Cumulus moved the WALG studio to the old First State Bank building on the corner of South Slappey Blvd. and Broad Avenue in the 1990s, and the old studio building on Dunbar is boarded up today. For a time that building was leased to a small FM station licensed to Camilla.

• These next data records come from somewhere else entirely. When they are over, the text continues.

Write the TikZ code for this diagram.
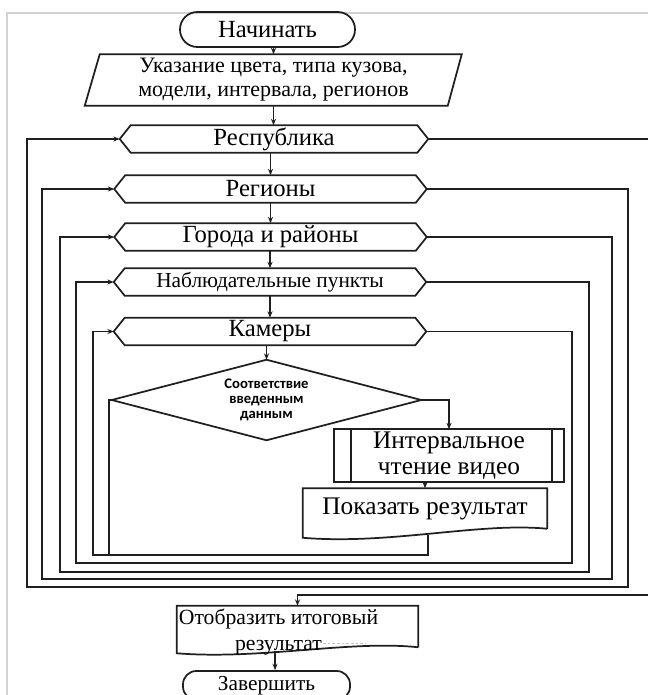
\documentclass[tikz,border=0pt]{standalone}
\usepackage{fontspec}
\setmainfont{Liberation Serif}
\newfontfamily\boldsans{Carlito}[BoldFont=Carlito Bold]
\usetikzlibrary{calc,arrows.meta}

% outline of a preparation (hexagon) block around a node
\newcommand\hexout[2]{%
  \draw[line] (#1.west) -- ($(#1.north west)+(#2,0)$) -- ($(#1.north east)+(-#2,0)$)
    -- (#1.east) -- ($(#1.south east)+(-#2,0)$) -- ($(#1.south west)+(#2,0)$) -- cycle;}

\begin{document}
\begin{tikzpicture}[x=0.75pt,y=-0.75pt,
  line/.style={draw=black!88, line width=1.3pt, line join=miter},
  arr/.style={line, -{Stealth[length=4.8pt,width=3.8pt]}},
  big/.style={font=\fontsize{18.5}{19.5}\selectfont},
  mid/.style={font=\fontsize{16}{18}\selectfont},
  blk/.style={inner sep=0pt, align=center},
  term/.style={blk, line, rounded corners=12pt},
  hexnode/.style={blk, minimum width=234pt, minimum height=20.25pt}
]
\useasboundingbox (0,0) rectangle (648,695);
\fill[white] (0,0) rectangle (648,695);

% page frame
\draw[gray!35, line width=1.4pt] (7,695) -- (7,13) -- (648,13);

% start / input
\node[term, big, minimum width=131.25pt, minimum height=26.25pt, rounded corners=13pt]
  (start) at (267.5,29.5) {Начинать};
\node[blk, font=\fontsize{16.5}{18}\selectfont, minimum width=271.5pt, minimum height=38.25pt]
  (para) at (273.5,80) {Указание цвета, типа кузова,\\модели, интервала, регионов};
\draw[line] ($(para.south west)+(-7.5,0)$) -- ($(para.north west)+(7.5,0)$)
  -- ($(para.north east)+(7,0)$) -- ($(para.south east)+(-7,0)$) -- cycle;

% nested loop headers
\node[hexnode, big, minimum width=231pt] (rep) at (274,139) {Республика};
\node[hexnode, big] (reg) at (270.5,189) {Регионы};
\node[hexnode, big] (gor) at (270.5,237) {Города и районы};
\node[hexnode, mid] (nab) at (270,282) {Наблюдательные пункты};
\node[hexnode, big] (kam) at (270,331.5) {Камеры};
\foreach \n in {rep,reg,gor,nab,kam} {\hexout{\n}{11}}

% decision
\node[blk, minimum width=231.75pt, minimum height=60pt,
  font=\boldsans\bfseries\fontsize{11}{11.5}\selectfont]
  (dia) at (266.5,400) {Соответствие\\введенным\\данным};
\draw[line] (dia.north) -- (dia.east) -- (dia.south) -- (dia.west) -- cycle;

% predefined process
\node[blk, font=\fontsize{19}{20}\selectfont, minimum width=172.5pt, minimum height=39pt]
  (pp) at (449,455.5) {Интервальное\\чтение видео};
\draw[line] (pp.south west) rectangle (pp.north east);
\draw[line] ($(pp.north west)+(17,0)$) -- ($(pp.south west)+(17,0)$);
\draw[line] ($(pp.north east)+(-12,0)$) -- ($(pp.south east)+(-12,0)$);

% document: show result
\node[blk, font=\fontsize{19}{20}\selectfont, minimum width=183pt, minimum height=30pt]
  (res) at (425,508.5) {Показать результат};
\draw[line] (res.south east) -- (res.north east) -- (res.north west)
  -- ($(res.south west)+(0,9)$) .. controls (390,545) and (480,522) .. (res.south east);
\coordinate (resb) at (428,534.5);

% document: final output
\node[blk, minimum width=180.75pt, minimum height=30.75pt] (out) at (297.5,626.5) {};
\draw[line] (out.south east) -- (out.north east) -- (out.north west)
  -- ($(out.south west)+(0,6)$) .. controls (260,660) and (350,640) .. (out.south east);
\node[blk, font=\fontsize{16.25}{19.5}\selectfont] (outtxt) at (278.5,632.5)
  {Отобразить итоговый\\результат};
\draw[gray!45, line width=0.5pt, dash pattern=on 2pt off 1.5pt] (323,643) -- (366,643);
\coordinate (outb) at (275,651);

% end
\node[term, mid, minimum width=125.25pt, minimum height=21.75pt, rounded corners=10pt]
  (fin) at (266.5,685.5) {Завершить};

% main flow
\draw[arr] (start.south -| para.north) -- (para.north);
\draw[arr] (para.south) -- (para.south |- rep.north);
\draw[arr] (rep.south -| reg.north) -- (reg.north);
\draw[arr] (reg.south) -- (gor.north);
\draw[arr] (gor.south -| nab.north) -- (nab.north);
\draw[arr] (nab.south) -- (kam.north);
\draw[arr] (kam.south -| dia.north) -- (dia.north);
\draw[arr] (dia.east) -| (pp.north);
\draw[arr] (pp.south -| res.north) -- (res.north);

% loop returns
\draw[line] (dia.west) -- (109,400) -- (109,555);
\draw[arr] (resb) -- (428,555) -| (93,331.5) -- (kam.west);
\draw[arr] (kam.east) -| (572,563) -| (76,282) -- (nab.west);
\draw[arr] (nab.east) -| (589,572) -| (60,237) -- (gor.west);
\draw[arr] (gor.east) -| (612,579) -| (42,189) -- (reg.west);
\draw[arr] (reg.east) -| (628,587) -| (27,139) -- (rep.west);

% exit of the outer loop
\draw[arr] (rep.east) -- (662,139) |- ($(out.north)+(0,-11)$) -- (out.north);
\draw[arr] (outb) -- (outb |- fin.north);
\end{tikzpicture}
\end{document}
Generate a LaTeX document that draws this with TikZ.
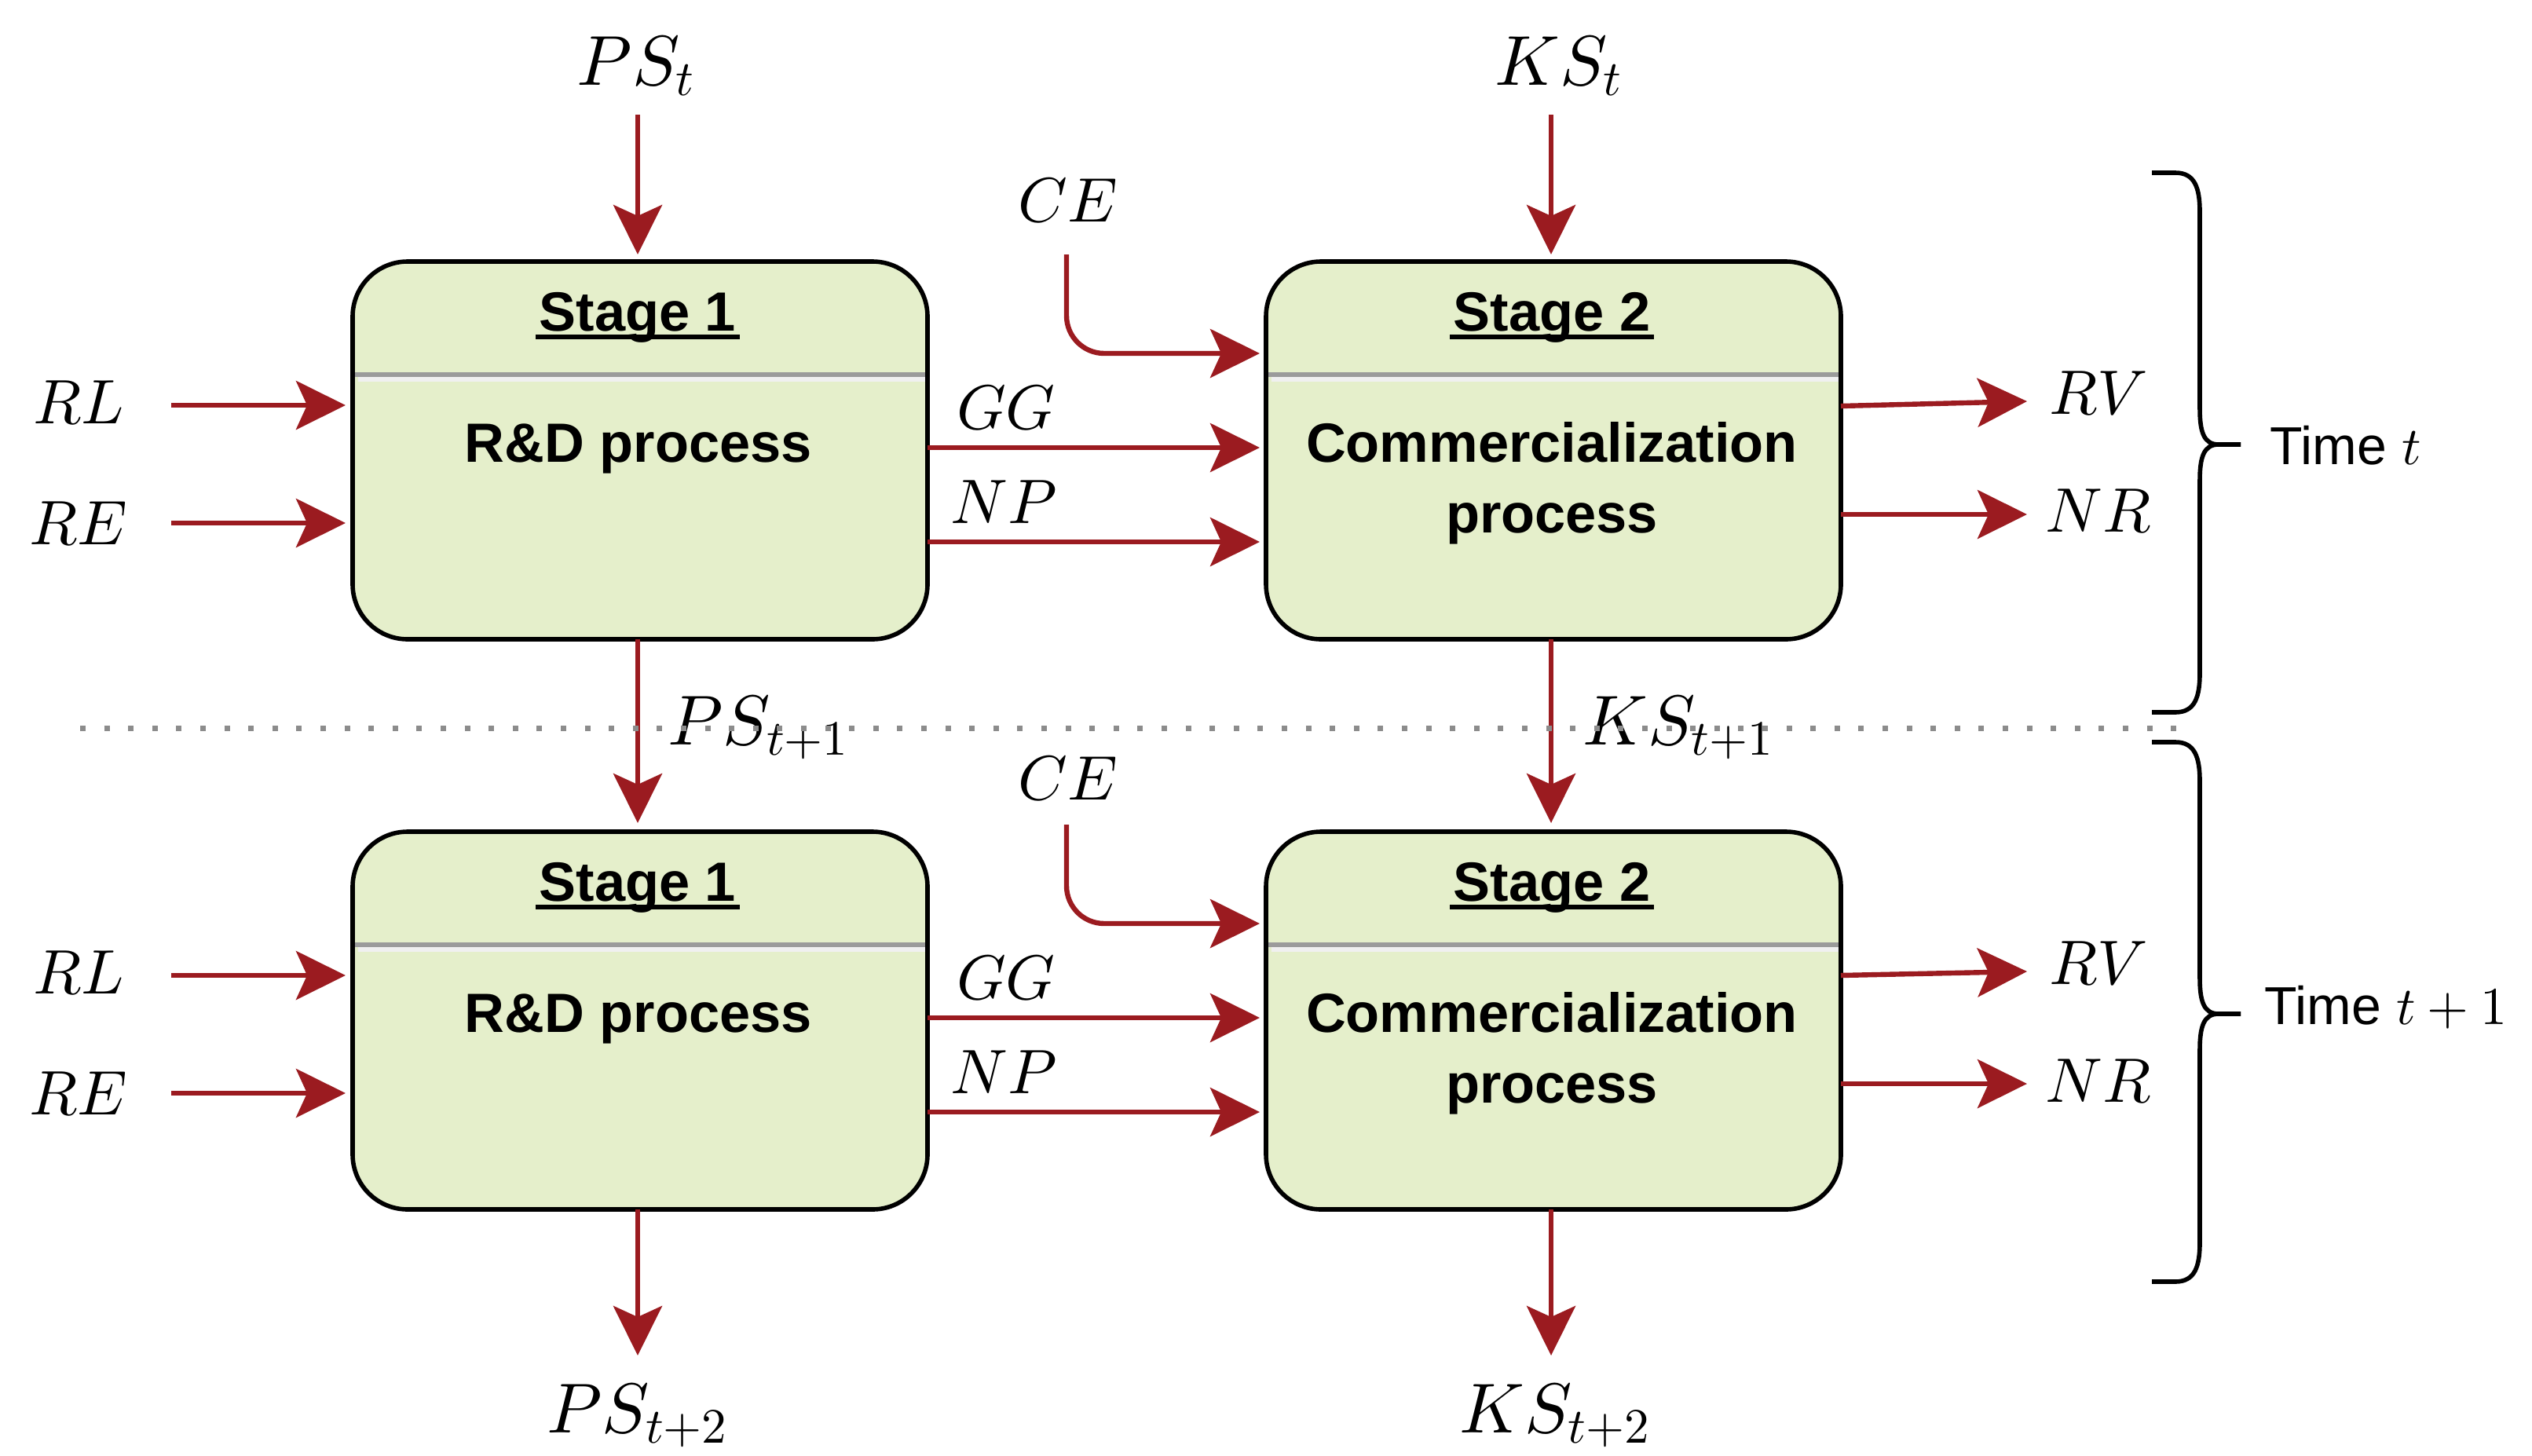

On-air personalities from the 1970s included Ron Mani, "Jimmy J." (Jim Janulis), "Buzz One" (Ron Brown), J.J. Stone (Billy Thorman) Christopher Hayes, Rick Ledbetter, Jim King, Sonny Lofton, "Jane", Bill Young, Skip Eliot, Kris Van Dyke, Dave Miller, Jack O'Brien, Mike Speers, Carol Ward, 'Spanky', Rick Stewart, Hal Edwards, Otis Ulm, John Dark, Jack Daniels and Steve Preston. Rockin Rodney did over nights in the early 1970s and later returned as Jaxon Riley in the mid-seventies. The name Jaxon was given to him by Howard Toole aka Howard J Clark.

WALG was managed by many different people through the years, but perhaps its most memorable GM was Mark Shor. Mark was a New Yorker who sold radio ads in deepest South Georgia. Under Shor, WALG, and later with WKAK in the mix, the station saw it highest billing. At its apogee, WALG & WKAK employed thirty people, was live 24/7. Shor mostly worked for the Woodalls, first Whitfield, then Alan. There was a period when Shor parted way with the Woodalls, circa 1973-1975.

John Long was General Manager under owner Ilene Berns, who also owned Bang Records.

Former logo

On April 30, 2020, Cumulus Media sold its entire Albany cluster for First Media Services for $450,000. The sale was consummated on December 15, 2020.